Senior staff, sales teams and marketing teams, in particular, can make the most of videoconferencing – which can allow you to conduct virtual “face-to-face” meetings with partners, clients, suppliers or even senior staff in other parts of the country. That could save you not only money and time on travel – but it will also be good for the carbon footprint of your business.
 
“Many people who have experienced remote participation [in meetings] don't feel they are in the same room, participating on the same terms as those who are physically present – but this barrier is being overcome with newer systems,” says Sebastien Lahtinen, co-founder of the broadband advice website thinkbroadband.com.
 
“When immersive video conferences become just as easy and universal as making a telephone call or sending an e-mail, they will have the desired effect of reducing the carbon footprint – as people prefer to avoid the hassles and costs of travel.” The latest systems, he says – with their multi-display, high-definition screens – make it seem as if you are in the same room.
 
So sales and marketing teams, multi-site offices and businesses with global customers could see perhaps the biggest benefits of all.
 
But it would also be possible to send potential clients rich media presentations – such as video “walk-throughs” of what your business can do – at a push of a button, perhaps as part of customer relationship management (CRM) software application.
 
If you’re the sort of entrepreneur who likes to maintain a blog as part of your internal or external communications, to help keep that conversation going with staff or customers or stakeholders in your business, then it would make it easy to upload high-definition podcasts or videos to it on the fly.
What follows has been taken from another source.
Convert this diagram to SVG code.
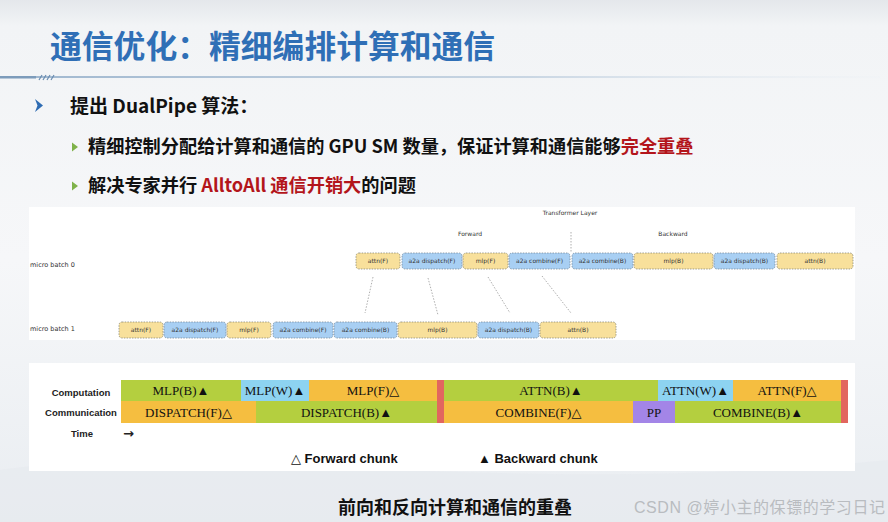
<svg xmlns="http://www.w3.org/2000/svg" width="888" height="522" viewBox="0 0 888 522">
<defs>
<linearGradient id="bg" x1="0" y1="0" x2="0" y2="1">
<stop offset="0" stop-color="#e4e7eb"/>
<stop offset="0.05" stop-color="#f2f4f6"/>
<stop offset="0.5" stop-color="#f6f7f9"/>
<stop offset="1" stop-color="#e9edf1"/>
</linearGradient>
<linearGradient id="sep" x1="0" y1="0" x2="1" y2="0">
<stop offset="0" stop-color="#9fb7cf"/>
<stop offset="0.6" stop-color="#c9d6e3"/>
<stop offset="1" stop-color="#eef2f6" stop-opacity="0.3"/>
</linearGradient>
<style>
.zh{font-family:"Noto Sans CJK SC","Noto Sans",sans-serif;font-weight:700}
.hand{font-family:"DejaVu Sans",sans-serif;font-size:6px;fill:#333;text-anchor:middle}
.lbl{font-family:"DejaVu Sans",sans-serif;font-size:6.5px;fill:#333}
.yb{fill:#f8e09b;stroke:#8a8a7a;stroke-width:0.8;stroke-dasharray:1.5 1.2}
.bb{fill:#a8cff3;stroke:#7a8a99;stroke-width:0.8;stroke-dasharray:1.5 1.2}
.dot{stroke:#999;stroke-width:0.8;stroke-dasharray:1.5 1.5;fill:none}
.tl{font-family:"Liberation Serif","DejaVu Serif",serif;font-size:13px;fill:#111;text-anchor:middle}
.rl{font-family:"Liberation Sans",Arial,sans-serif;font-size:9.5px;font-weight:700;fill:#222;text-anchor:middle}
.g{fill:#b4cf3f}.o{fill:#f5be40}.c{fill:#8dd3f1}.r{fill:#e2665f}.p{fill:#a385e7}
.leg{font-family:"Liberation Sans",Arial,"DejaVu Sans",sans-serif;font-size:13px;font-weight:700;fill:#111}
</style>
</defs>
<rect x="0" y="0" width="888" height="522" fill="url(#bg)"/>
<path d="M0 470 C200 440 500 500 888 460 L888 522 L0 522 Z" fill="#e6eaef" opacity="0.6"/>

<!-- title -->
<g id="title">
<text x="50" y="58" class="zh" font-size="31.8" fill="#2f6fb6">通信优化：精细编排计算和通信</text>
</g>
<g id="separator">
<rect x="0" y="76" width="880" height="2" fill="url(#sep)"/>
<rect x="0" y="76" width="36" height="2.5" fill="#7d9cbb"/>
<path d="M39 80 L42 75 M43 80 L46 75 M47 80 L50 75 M51 80 L54 75" stroke="#6a8cb0" stroke-width="1.2"/>
</g>

<!-- bullets -->
<g id="bullet1">
<path d="M35 99 L43 105.5 L35 112 L37.5 105.5 Z" fill="#2e6cb3"/>
<text x="70" y="113" class="zh" font-size="19" fill="#111">提出 DualPipe 算法：</text>
</g>
<g id="bullet2">
<path d="M72 142.5 L78 147 L72 151.5 Z" fill="#7fb24a"/>
<text x="88" y="153" class="zh" font-size="18.2" fill="#111">精细控制分配给计算和通信的 GPU SM 数量，保证计算和通信能够<tspan fill="#b3151b">完全重叠</tspan></text>
</g>
<g id="bullet3">
<path d="M72 181.5 L78 186 L72 190.5 Z" fill="#7fb24a"/>
<text x="88" y="192" class="zh" font-size="18.2" fill="#111">解决专家并行 <tspan fill="#b3151b">AlltoAll 通信开销大</tspan>的问题</text>
</g>

<!-- transformer panel -->
<g id="transformer-panel">
<rect x="29" y="207" width="826" height="133" fill="#ffffff"/>
<text x="570" y="215" class="hand" font-size="6.5">Transformer Layer</text>
<text x="470" y="236" class="hand">Forward</text>
<text x="673" y="236" class="hand">Backward</text>
<text x="30" y="267" class="lbl">micro batch 0</text>
<text x="30" y="331" class="lbl">micro batch 1</text>
</g>

<g id="connectors">
<path class="dot" d="M571 232 L571 252"/>
<path class="dot" d="M373 277 L365 313"/>
<path class="dot" d="M428 278 L438 315"/>
<path class="dot" d="M488 277 L510 313"/>
<path class="dot" d="M542 276 L571 313"/>
</g>

<g id="r0-attnF"><rect class="yb" x="356" y="253" width="44" height="16" rx="3"/><text class="hand" x="378" y="263">attn(F)</text></g>
<g id="r0-dispF"><rect class="bb" x="402" y="253" width="60" height="16" rx="3"/><text class="hand" x="432" y="263">a2a dispatch(F)</text></g>
<g id="r0-mlpF"><rect class="yb" x="463" y="253" width="45" height="16" rx="3"/><text class="hand" x="485.5" y="263">mlp(F)</text></g>
<g id="r0-combF"><rect class="bb" x="509" y="253" width="61" height="16" rx="3"/><text class="hand" x="539.5" y="263">a2a combine(F)</text></g>
<g id="r0-combB"><rect class="bb" x="572" y="253" width="61" height="16" rx="3"/><text class="hand" x="602.5" y="263">a2a combine(B)</text></g>
<g id="r0-mlpB"><rect class="yb" x="634" y="253" width="79" height="16" rx="3"/><text class="hand" x="673.5" y="263">mlp(B)</text></g>
<g id="r0-dispB"><rect class="bb" x="714" y="253" width="61" height="16" rx="3"/><text class="hand" x="744.5" y="263">a2a dispatch(B)</text></g>
<g id="r0-attnB"><rect class="yb" x="777" y="253" width="76" height="16" rx="3"/><text class="hand" x="815" y="263">attn(B)</text></g>

<g id="r1-attnF"><rect class="yb" x="119" y="322" width="44" height="16" rx="3"/><text class="hand" x="141" y="332">attn(F)</text></g>
<g id="r1-dispF"><rect class="bb" x="164" y="322" width="62" height="16" rx="3"/><text class="hand" x="195" y="332">a2a dispatch(F)</text></g>
<g id="r1-mlpF"><rect class="yb" x="227" y="322" width="44" height="16" rx="3"/><text class="hand" x="249" y="332">mlp(F)</text></g>
<g id="r1-combF"><rect class="bb" x="273" y="322" width="60" height="16" rx="3"/><text class="hand" x="303" y="332">a2a combine(F)</text></g>
<g id="r1-combB"><rect class="bb" x="334" y="322" width="63" height="16" rx="3"/><text class="hand" x="365.5" y="332">a2a combine(B)</text></g>
<g id="r1-mlpB"><rect class="yb" x="398" y="322" width="79" height="16" rx="3"/><text class="hand" x="437.5" y="332">mlp(B)</text></g>
<g id="r1-dispB"><rect class="bb" x="478" y="322" width="61" height="16" rx="3"/><text class="hand" x="508.5" y="332">a2a dispatch(B)</text></g>
<g id="r1-attnB"><rect class="yb" x="540" y="322" width="76" height="16" rx="3"/><text class="hand" x="578" y="332">attn(B)</text></g>

<!-- timeline panel -->
<g id="timeline-panel">
<rect x="29" y="363" width="826" height="108" fill="#ffffff"/>
<text class="rl" x="81" y="396">Computation</text>
<text class="rl" x="81" y="416">Communication</text>
<text class="rl" x="82" y="437">Time</text>
<text x="123" y="438" font-family="DejaVu Sans,sans-serif" font-size="13" font-weight="700" fill="#222">→</text>
</g>
<g id="comp-row">
<rect class="g" x="121" y="380" width="120" height="21"/><text class="tl" x="181" y="395">MLP(B)▲</text>
<rect class="c" x="241" y="380" width="68" height="21"/><text class="tl" x="275" y="395">MLP(W)▲</text>
<rect class="o" x="309" y="380" width="128" height="21"/><text class="tl" x="373" y="395">MLP(F)△</text>
<rect class="r" x="437" y="380" width="7" height="21"/>
<rect class="g" x="444" y="380" width="214" height="21"/><text class="tl" x="551" y="395">ATTN(B)▲</text>
<rect class="c" x="658" y="380" width="75" height="21"/><text class="tl" x="695.5" y="395">ATTN(W)▲</text>
<rect class="o" x="733" y="380" width="108" height="21"/><text class="tl" x="787" y="395">ATTN(F)△</text>
<rect class="r" x="841" y="380" width="7" height="21"/>
</g>
<g id="comm-row">
<rect class="o" x="121" y="401" width="135" height="22"/><text class="tl" x="188.5" y="416.5">DISPATCH(F)△</text>
<rect class="g" x="256" y="401" width="181" height="22"/><text class="tl" x="346.5" y="416.5">DISPATCH(B)▲</text>
<rect class="r" x="437" y="401" width="7" height="22"/>
<rect class="o" x="444" y="401" width="189" height="22"/><text class="tl" x="538.5" y="416.5">COMBINE(F)△</text>
<rect class="p" x="633" y="401" width="42" height="22"/><text class="tl" x="654" y="416.5">PP</text>
<rect class="g" x="675" y="401" width="166" height="22"/><text class="tl" x="758" y="416.5">COMBINE(B)▲</text>
<rect class="r" x="841" y="401" width="7" height="22"/>
</g>
<g id="legend">
<text class="leg" x="291" y="463">△ Forward chunk</text>
<text class="leg" x="478" y="463">▲ Backward chunk</text>
</g>

<g id="caption">
<text x="455" y="514" class="zh" font-size="18" fill="#111" text-anchor="middle">前向和反向计算和通信的重叠</text>
<text x="634" y="513" font-family="Liberation Sans,'Noto Sans CJK SC',sans-serif" font-size="16" fill="#b9bcc0" textLength="251">CSDN @婷小主的保镖的学习日记</text>
</g>
</svg>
That could help make your website more like a dynamic, virtual showroom, and less like a static, digital brochure – though it would depend on your target users having high-speed internet access too.
 
Human resources teams, too, could see staff spending less time out of the office, as they increasingly download video materials and use live videoconferencing for their training needs.
 
Whatever your operations team is working on, collaborative computer-aided design tools will make it easy to allow all the team members involved – engineers, designers, writers, photographers, architects, or whoever’s doing the work – to upload progressive versions of their work, from any location, until the project is complete. Best of all, the project manager always has a snapshot of what has been done and what has not.
 
Your back-room teams could also see improvements in the way they work. Many businesses, for example, are choosing business software that is delivered on demand online – as part of the trend toward “cloud” computing – which allows them to download and upload records via the internet rather than keeping them on local servers. NGA will make that process quicker – whether it’s supply chain management, customer relationship management, your compliance systems or your company accounts.
 
And if you’re the IT manager, you’ll co-ordinate all this in the knowledge that you’ve as much bandwidth as you’re likely to need – which could also be useful when you come to do your backups. Handy, that.